‘So long as you have food in your mouth, you have solved all questions for the time being.’ –Kafka


So what does fascinate me in the animal? The first thing that fascinated me is that every animal has a world. It is curious because many people do not have a world. They live the life of everyone’s life, no matter who, no matter what. Animals have worlds. An animal world, what is it? It is sometimes extraordinary limited. And this is it that moves me. Finally the animals react to very few things. Several sorts of things.


So the very first characteristic of the animal is the existence of specific, peculiar animal worlds; and it is perhaps, sometimes, the poverty of those worlds, the reduced character of those worlds that interest me a lot.

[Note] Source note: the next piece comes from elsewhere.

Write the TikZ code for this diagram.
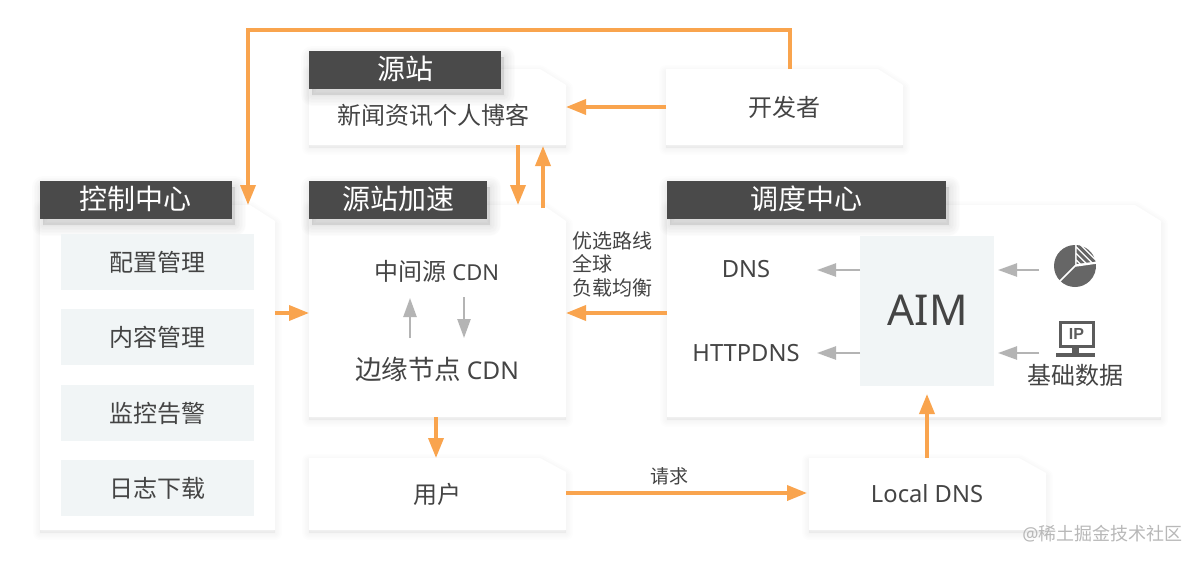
\documentclass[tikz,border=0pt]{standalone}
\usepackage{fontspec}
\setmainfont{Noto Sans CJK SC}
\newfontfamily\latfont{Noto Sans}
\newfontfamily\ipfont{Liberation Sans}
\usetikzlibrary{arrows.meta}
\definecolor{orangeline}{HTML}{F9A44E}
\definecolor{greyline}{HTML}{B4B4B4}
\definecolor{darklabel}{HTML}{4A4A4A}
\definecolor{textgrey}{HTML}{444444}
\definecolor{softbox}{HTML}{F1F5F6}
\definecolor{iconfill}{HTML}{666666}
\newcommand{\fs}[1]{\fontsize{#1}{#1}\selectfont}
\tikzset{
 orangearrow/.style={draw=orangeline,line width=3.6pt,-{Triangle[length=20pt,width=15pt,fill=orangeline]}},
 greyarrow/.style={draw=greyline,line width=2.4pt,-{Triangle[length=19pt,width=13pt,fill=greyline]}},
 txt/.style={text=textgrey,inner sep=0pt,font=\fs{24}},
 smalltxt/.style={txt,font=\fs{19}},
 lat/.style={txt,font=\fs{23.7}\latfont},
 labeltxt/.style={text=white,inner sep=0pt,font=\fs{28}},
 softsq/.style={fill=softbox,draw=none,inner sep=0pt},
 invisible/.style={inner sep=0pt,outer sep=0pt},
}
% name, x1, y1, x2, y2, corner x, corner y
\newcommand{\panel}[7]{%
 \foreach \r in {14,11,8,5,2}{%
  \draw[black,fill=black,opacity=.009,line width=\r pt,line join=round]
   (#2,#3+3) -- (#6,#3+3) -- (#4,#7+3) -- (#4,#5+3) -- (#2,#5+3) -- cycle;}
 \fill[white] (#2,#3) -- (#6,#3) -- (#4,#7) -- (#4,#5) -- (#2,#5) -- cycle;
 \pgfmathsetmacro{\pw}{#4-#2}\pgfmathsetmacro{\ph}{#5-#3}
 \node[invisible,minimum width=\pw pt,minimum height=\ph pt] (#1) at ({(#2+#4)/2},{(#3+#5)/2}) {};%
}
% name, x1, y1, x2, y2, text, text x
\newcommand{\tab}[7]{%
 \foreach \r in {22,19,16,13,10,7,4,1}{%
  \draw[black,fill=black,opacity=.012,line width=\r pt,line join=round]
   (#2+3,#3+6) rectangle (#4+3,#5+6);}
 \pgfmathsetmacro{\pw}{#4-#2}\pgfmathsetmacro{\ph}{#5-#3}
 \node[invisible,fill=darklabel,minimum width=\pw pt,minimum height=\ph pt] (#1) at ({(#2+#4)/2},{(#3+#5)/2}) {};
 \node[labeltxt] (#1t) at (#7,{(#3+#5)/2-1}) {#6};%
}
\begin{document}
\begin{tikzpicture}[x=1pt,y=-1pt]
\useasboundingbox (0,0) rectangle (1200,562);
\fill[white] (0,0) rectangle (1200,562);
% panels
\panel{src}{309}{69}{566}{145}{540}{85}
\panel{dev}{666}{69}{903}{145}{878}{85}
\panel{ctrl}{40}{205}{275}{530}{250}{221}
\panel{accel}{309}{205}{566}{417}{543}{221}
\panel{disp}{667}{205}{1161}{417}{1135}{221}
\panel{user}{309}{458}{566}{530}{540}{472}
\panel{ldns}{809}{458}{1046}{530}{1019}{473}
% tabs
\tab{tsrc}{309}{51}{501}{89}{源站}{405}
\tab{tctrl}{40}{181}{232}{219}{控制中心}{135}
\tab{taccel}{309}{181}{487}{219}{源站加速}{398}
\tab{tdisp}{667}{181}{946}{219}{调度中心}{806}
% inner boxes
\node[softsq,minimum width=193pt,minimum height=56pt] (b1) at (157.5,262) {};
\node[softsq,minimum width=193pt,minimum height=56pt] (b2) at (157.5,337) {};
\node[softsq,minimum width=193pt,minimum height=56pt] (b3) at (157.5,413) {};
\node[softsq,minimum width=193pt,minimum height=56pt] (b4) at (157.5,488) {};
\node[softsq,minimum width=134pt,minimum height=150pt] (aim) at (927,311) {};
% text
\node[txt] (t1) at (157.5,262) {配置管理};
\node[txt] (t2) at (157.5,337) {内容管理};
\node[txt] (t3) at (157.5,413) {监控告警};
\node[txt] (t4) at (157.5,488) {日志下载};
\node[txt] (tsrcb) at (433.5,115) {新闻资讯个人博客};
\node[txt] (tdev) at (784.5,107) {开发者};
\node[txt] (tmid) at (437,271) {中间源 {\fs{22}\latfont CDN}};
\node[txt,font=\fs{26.5}] (tedge) at (437,369) {边缘节点 {\fs{24.5}\latfont CDN}};
\node[txt] (tuser) at (437,494) {用户};
\node[lat] (tl) at (927,494) {Local DNS};
\node[lat] (tdns) at (746,269.5) {DNS};
\node[lat] (thttp) at (746,353.5) {HTTPDNS};
\node[txt,font=\fs{42.5}\latfont] (taim) at (927.5,310) {AIM};
\node[txt] (tbase) at (1075,375) {基础数据};
\node[smalltxt,align=left,anchor=north west,font=\fs{20}] (troute) at (572.5,231) {优选路线\\[3.5pt]全球\\[3.5pt]负载均衡};
\node[smalltxt] (treq) at (669,476) {请求};
\node[text=black!28,inner sep=0pt,font=\fs{18}] (wm) at (1102.5,534) {{\latfont @}稀土掘金技术社区};
% pie icon
\begin{scope}[shift={(1075,266)},x=1pt,y=1pt]
 \fill[iconfill] (0,0) -- (90:21) arc[start angle=90,end angle=225,radius=21] -- cycle;
 \fill[iconfill] (0,0) -- (225:21) arc[start angle=225,end angle=368,radius=21] -- cycle;
 \begin{scope}
  \clip (1.5,2) -- (1.5,21) arc[start angle=86,end angle=12,radius=21] -- cycle;
  \foreach \d in {-8,-1.5,5,11.5,18,24.5,31}{\draw[iconfill,line width=3pt] (\d-12,24) -- (\d+16,-4);}
 \end{scope}
 \draw[white,line width=1.6pt] (225:22) -- (0,0) -- (8:22);
\end{scope}
% monitor icon
\draw[iconfill!90!black,line width=3pt] (1060,322.5) rectangle (1093,346);
\node[inner sep=0pt,text=iconfill!90!black,font=\fs{16}\ipfont\bfseries] (tip) at (1076.5,334) {IP};
\fill[iconfill!90!black] (1072,347) rectangle (1079,353);
\fill[iconfill!90!black] (1056,353) rectangle (1095,357);
% connector ends
\coordinate (d1) at (790,69);
\coordinate (d2) at (790,30);
\coordinate (d3) at (248,30);
\coordinate (d4) at (248,205);
\coordinate (s1) at (518,145);
\coordinate (a1) at (518,205);
\coordinate (a2) at (543,208);
\coordinate (s2) at (543,146);
\coordinate (c1) at (275,313);
\coordinate (a3) at (309,313);
\coordinate (e1) at (667,313);
\coordinate (a4) at (566,313);
\coordinate (a5) at (436,417);
\coordinate (u1) at (436,458);
\coordinate (u2) at (566,493);
\coordinate (l1) at (807,493);
\coordinate (l2) at (927,458);
\coordinate (am) at (927,394);
\coordinate (g1) at (860,270);
\coordinate (g2) at (817,270);
\coordinate (g3) at (860,353);
\coordinate (g4) at (817,353);
\coordinate (g5) at (1039,270);
\coordinate (g6) at (998,270);
\coordinate (g7) at (1039,353);
\coordinate (g8) at (998,353);
\coordinate (g9) at (410,338);
\coordinate (g10) at (410,298);
\coordinate (g11) at (464,297);
\coordinate (g12) at (464,338);
% connectors
\draw[orangearrow] (d1) -- (d2) -- (d3) -- (d4);
\draw[orangearrow] (dev.west) -- (src.east);
\draw[orangearrow] (s1) -- (a1);
\draw[orangearrow] (a2) -- (s2);
\draw[orangearrow] (c1) -- (a3);
\draw[orangearrow] (e1) -- (a4);
\draw[orangearrow] (a5) -- (u1);
\draw[orangearrow] (u2) -- (l1);
\draw[orangearrow] (l2) -- (am);
\draw[greyarrow] (g1) -- (g2);
\draw[greyarrow] (g3) -- (g4);
\draw[greyarrow] (g5) -- (g6);
\draw[greyarrow] (g7) -- (g8);
\draw[greyarrow] (g9) -- (g10);
\draw[greyarrow] (g11) -- (g12);
\end{tikzpicture}
\end{document}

For example, we have been previously talking about animals such as the tick. The tick responds or reacts to three things. Three stimuli. Nothing more in a nature that is a huge nature, three stimuli, that’s all. It tends towards the edge of a branch, attracted by light. It can wait on top of that branch for years without eating, without anything, totally amorphous. Well, it waits for a ruminant, an herbivore, an animal that passes under its branch, ready to drop; it is a kind of an olfactory stimulus. The tick smells the animal passing under its branch. The second stimulus; the light then the smell. Then, once fallen on the back of the poor animal, it will look for the least hairy area. Here a tactile stimulus. And it sinks into the skin. It does not care about anything else. In a swarming nature, the tick extracts three things. This is what makes a world.

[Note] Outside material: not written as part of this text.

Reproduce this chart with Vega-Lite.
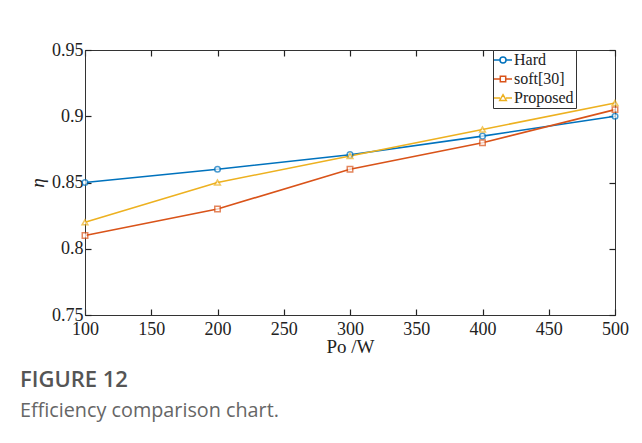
{
  "$schema": "https://vega.github.io/schema/vega-lite/v6.json",
  "autosize": "none",
  "width": 530,
  "height": 265,
  "padding": {"left": 85, "top": 50, "right": 27, "bottom": 128},
  "background": "white",
  "data": {
    "values": [
      {"Po": 100, "eta": 0.85, "series": "Hard"},
      {"Po": 200, "eta": 0.86, "series": "Hard"},
      {"Po": 300, "eta": 0.871, "series": "Hard"},
      {"Po": 400, "eta": 0.885, "series": "Hard"},
      {"Po": 500, "eta": 0.90, "series": "Hard"},
      {"Po": 100, "eta": 0.81, "series": "soft[30]"},
      {"Po": 200, "eta": 0.83, "series": "soft[30]"},
      {"Po": 300, "eta": 0.86, "series": "soft[30]"},
      {"Po": 400, "eta": 0.88, "series": "soft[30]"},
      {"Po": 500, "eta": 0.905, "series": "soft[30]"},
      {"Po": 100, "eta": 0.82, "series": "Proposed"},
      {"Po": 200, "eta": 0.85, "series": "Proposed"},
      {"Po": 300, "eta": 0.87, "series": "Proposed"},
      {"Po": 400, "eta": 0.89, "series": "Proposed"},
      {"Po": 500, "eta": 0.91, "series": "Proposed"}
    ]
  },
  "title": {
    "text": "FIGURE 12",
    "subtitle": "Efficiency comparison chart.",
    "orient": "bottom",
    "anchor": "start",
    "frame": "group",
    "dx": -65,
    "offset": 14,
    "font": "Open Sans",
    "fontSize": 22,
    "fontWeight": 600,
    "color": "#555555",
    "subtitleFont": "Open Sans",
    "subtitleFontSize": 19.8,
    "subtitleFontWeight": "normal",
    "subtitleColor": "#666666",
    "subtitlePadding": 9
  },
  "layer": [
    {
      "mark": {"type": "line", "strokeWidth": 1.6},
      "encoding": {
        "x": {"field": "Po", "type": "quantitative", "scale": {"domain": [100, 500], "nice": false, "zero": false},
              "axis": {"orient": "bottom", "title": "Po /W", "values": [100,150,200,250,300,350,400,450,500], "titlePadding": -1, "labelPadding": 11, "labelFlush": false, "ticks": true}},
        "y": {"field": "eta", "type": "quantitative", "scale": {"domain": [0.75, 0.95], "nice": false, "zero": false},
              "axis": {"orient": "left", "title": "η", "values": [0.75,0.8,0.85,0.9,0.95], "format": "~g", "titleFontStyle": "italic", "titlePadding": 4, "labelFlush": false, "ticks": true}},
        "color": {"field": "series", "type": "nominal",
                  "scale": {"domain": ["Hard", "soft[30]", "Proposed"], "range": ["#0072BD", "#D95319", "#EDB120"]},
                  "legend": {
                    "title": null,
                    "symbolSize": 144,
                    "labelOffset": 3,
                    "encode": {
                      "symbols": {
                        "update": {
                          "shape": {"signal": "datum.value === 'Hard' ? 'M-1.5,0H-0.5M0.5,0H1.5M-0.5,0A0.5,0.5 0 1,0 0.5,0A0.5,0.5 0 1,0 -0.5,0' : datum.value === 'soft[30]' ? 'M-1.5,0H-0.45M0.45,0H1.5M-0.45,-0.45H0.45V0.45H-0.45Z' : 'M-1.5,0H-0.5M0.5,0H1.5M0,-0.55L0.55,0.4H-0.55Z'"},
                          "strokeWidth": {"value": 1.5},
                          "fill": {"value": "white"}
                        }
                      }
                    }
                  }}
      }
    },
    {
      "mark": {"type": "point", "opacity": 0},
      "encoding": {
        "x": {"field": "Po", "type": "quantitative", "scale": {"domain": [100, 500], "nice": false, "zero": false},
              "axis": {"orient": "top", "title": null, "labels": false, "domain": false, "ticks": true, "values": [100,150,200,250,300,350,400,450,500]}},
        "y": {"field": "eta", "type": "quantitative", "scale": {"domain": [0.75, 0.95], "nice": false, "zero": false},
              "axis": {"orient": "right", "title": null, "labels": false, "domain": false, "ticks": true, "values": [0.75,0.8,0.85,0.9,0.95]}}
      }
    },
    {
      "transform": [{"filter": "datum.series === 'Hard'"}],
      "mark": {"type": "point", "filled": false, "size": 32, "strokeWidth": 1.5, "fill": "white", "shape": "circle", "color": "#0072BD"},
      "encoding": {
        "x": {"field": "Po", "type": "quantitative", "axis": null},
        "y": {"field": "eta", "type": "quantitative", "axis": null}
      }
    },
    {
      "transform": [{"filter": "datum.series === 'soft[30]'"}],
      "mark": {"type": "point", "filled": false, "size": 30, "strokeWidth": 1.5, "fill": "white", "shape": "square", "color": "#D95319"},
      "encoding": {
        "x": {"field": "Po", "type": "quantitative", "axis": null},
        "y": {"field": "eta", "type": "quantitative", "axis": null}
      }
    },
    {
      "transform": [{"filter": "datum.series === 'Proposed'"}],
      "mark": {"type": "point", "filled": false, "size": 34, "strokeWidth": 1.5, "fill": "white", "shape": "triangle-up", "color": "#EDB120"},
      "encoding": {
        "x": {"field": "Po", "type": "quantitative", "axis": null},
        "y": {"field": "eta", "type": "quantitative", "axis": null}
      }
    }
  ],
  "resolve": {"axis": {"x": "independent", "y": "independent"}},
  "config": {
    "view": {"stroke": "#333333", "strokeWidth": 1},
    "axis": {
      "grid": false,
      "domainColor": "#333333",
      "tickColor": "#222222",
      "tickSize": -6,
      "tickWidth": 1.2,
      "labelFont": "Liberation Serif",
      "labelFontSize": 18,
      "labelColor": "#222222",
      "labelPadding": 8,
      "titleFont": "Liberation Serif",
      "titleFontSize": 19,
      "titleFontWeight": "normal",
      "titleColor": "#222222"
    },
    "legend": {
      "orient": "none",
      "legendX": 408,
      "legendY": 0,
      "strokeColor": "#333333",
      "fillColor": "white",
      "padding": 2,
      "labelFont": "Liberation Serif",
      "labelFontSize": 16,
      "labelColor": "#222222",
      "rowPadding": 3
    }
  }
}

It is not enough to have a world to be an animal. What absolutely fascinated me are the issues of territory. Because constituting a territory is nearly the birth of art.

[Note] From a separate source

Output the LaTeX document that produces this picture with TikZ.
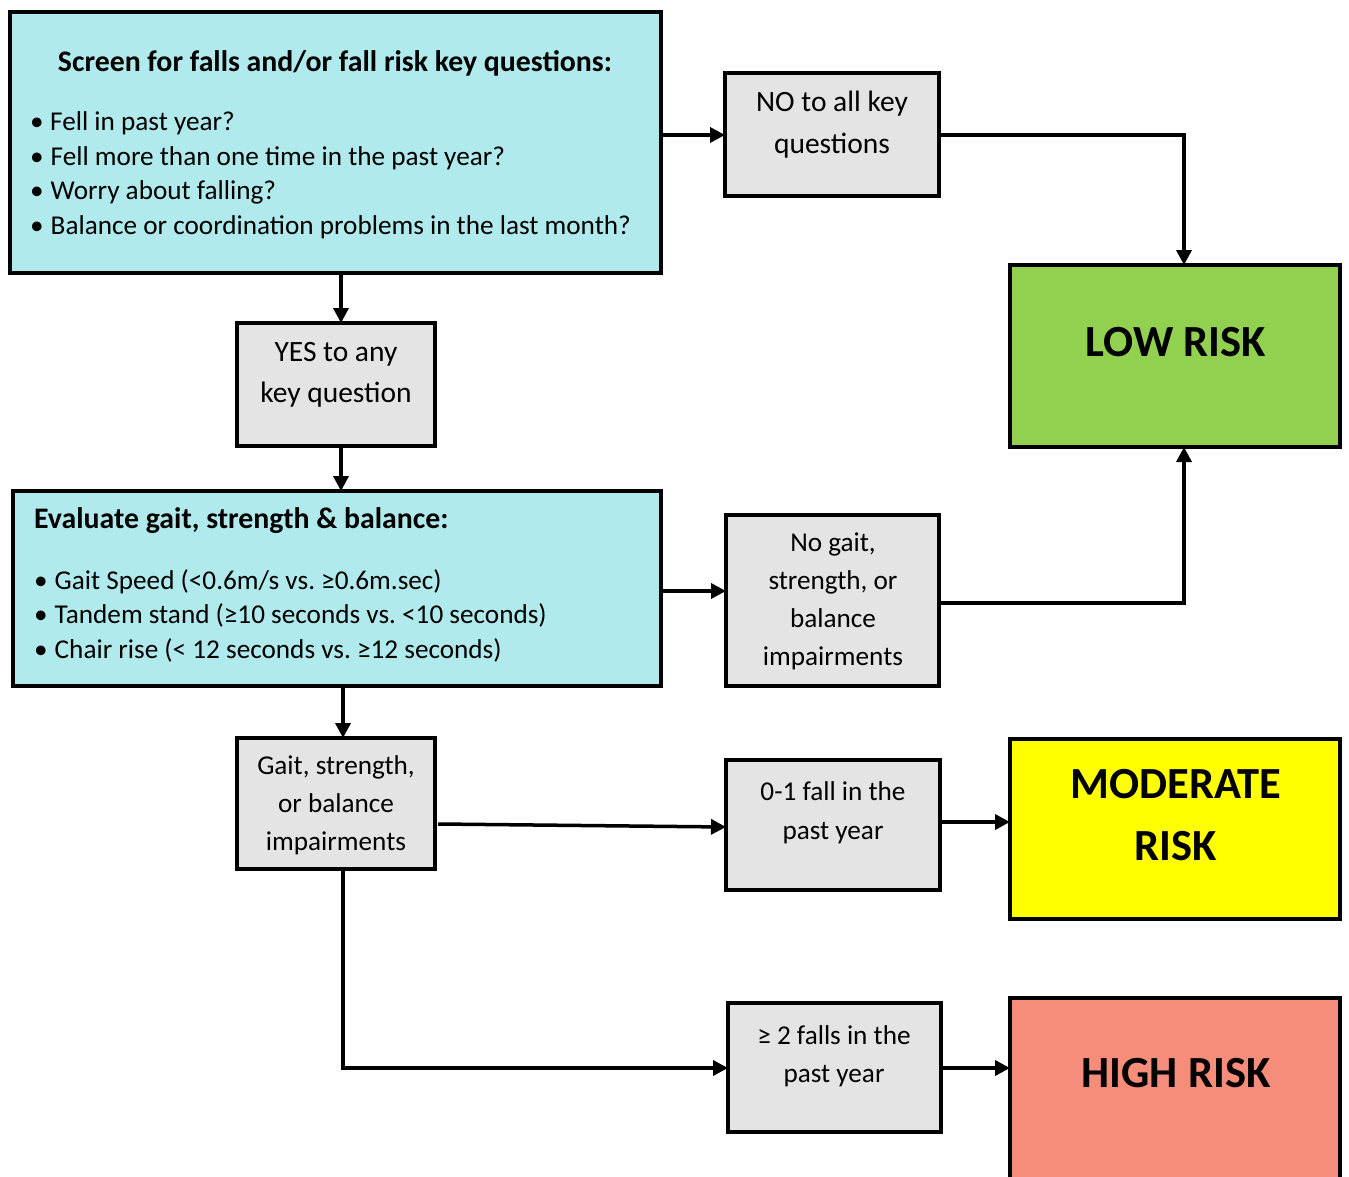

If someone would ask me what an animal is, I would answer “a being on the lookout”. It is a being fundamentally on the lookout. (…) The writer is on the lookout. So is the philosopher. You see, the ears of an animal. Well it does nothing without being on the watch. An animal never keeps still. While eating, it has to watch out if anything is happening in its back, on its sides, etc. Such an existence on the lookout is terrible.